The hamburger patties are a little too well behaved. When you bite into a hand-formed patty, you have to be careful, because the juicy meat fractures and falls apart in odd ways. At Adrian's Burger Bar in the Fifth Ward, I once caught half of a one-pound handmade hamburger patty with my shirt. But the half-pound patty here at Moore's Double Horn Grill is holding its shape perfectly, just like a frozen patty would.
Bebout studies his burger, and he looks suspiciously at mine. Then he makes a brilliant deduction. "Look at this," he says, pointing to a identical dent in each. "These patties are oddly shaped, but both of them have the exact same odd shape."
We take off the top buns and the lettuce and tomato to get a better look. Both patties have the same irregular circumference, and they're perfectly uniform in thickness. "Handmade hamburgers are like snowflakes," Bebout says. "No two are alike."
Bebout excuses himself and goes up to the counter under the guise of getting some more onions. There he proceeds to chat up the Greek owner some more. The man behind the counter opens the freezer and gives Bebout a frozen patty on a paper plate. My burger-eating compadre returns to the table, showing me the prize, his eyes wide and his mouth open in an exaggerated expression of mock terror that I can see but the counter man can't. The frozen half-pound patty has been formed into a sort of peanut shape, and there is a series of machine-made indentations across the top to break up the otherwise level surface. It is, in short, a fake handmade hamburger.
"There are actually three different shapes in each box," my brother, a restaurant purveyor, tells me. "He wasn't using them in the right order, or you never would have caught him."
The product is often called an "old-fashioned" frozen hamburger patty, he says, and it's been around for many years. Lots of meat companies make them, and all the big purveyors supply them. The meat packers give the patties odd shapes, generally two or three different ones in each box, so consumers don't suspect they're frozen. "They make frozen chicken-fried steaks in several different shapes like that, too," he says.
I complain that it's misleading to make people think they're getting a fresh product when it's actually frozen.

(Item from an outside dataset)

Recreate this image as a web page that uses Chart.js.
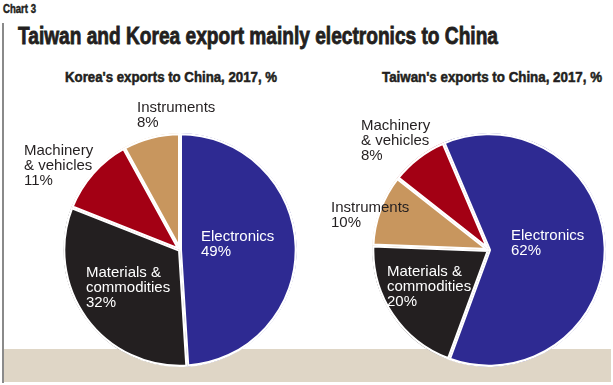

He disagrees. "In the food service industry, the opposite of fresh isn't frozen, it's spoiled," he says. "These days you have to be out of your mind to serve fresh hand-formed hamburger meat. It's just too risky." He argues that the industry is trying to cut down on the risk of contamination associated with human handling. That's a nice sales pitch, I say, but it boils down to deceptive marketing.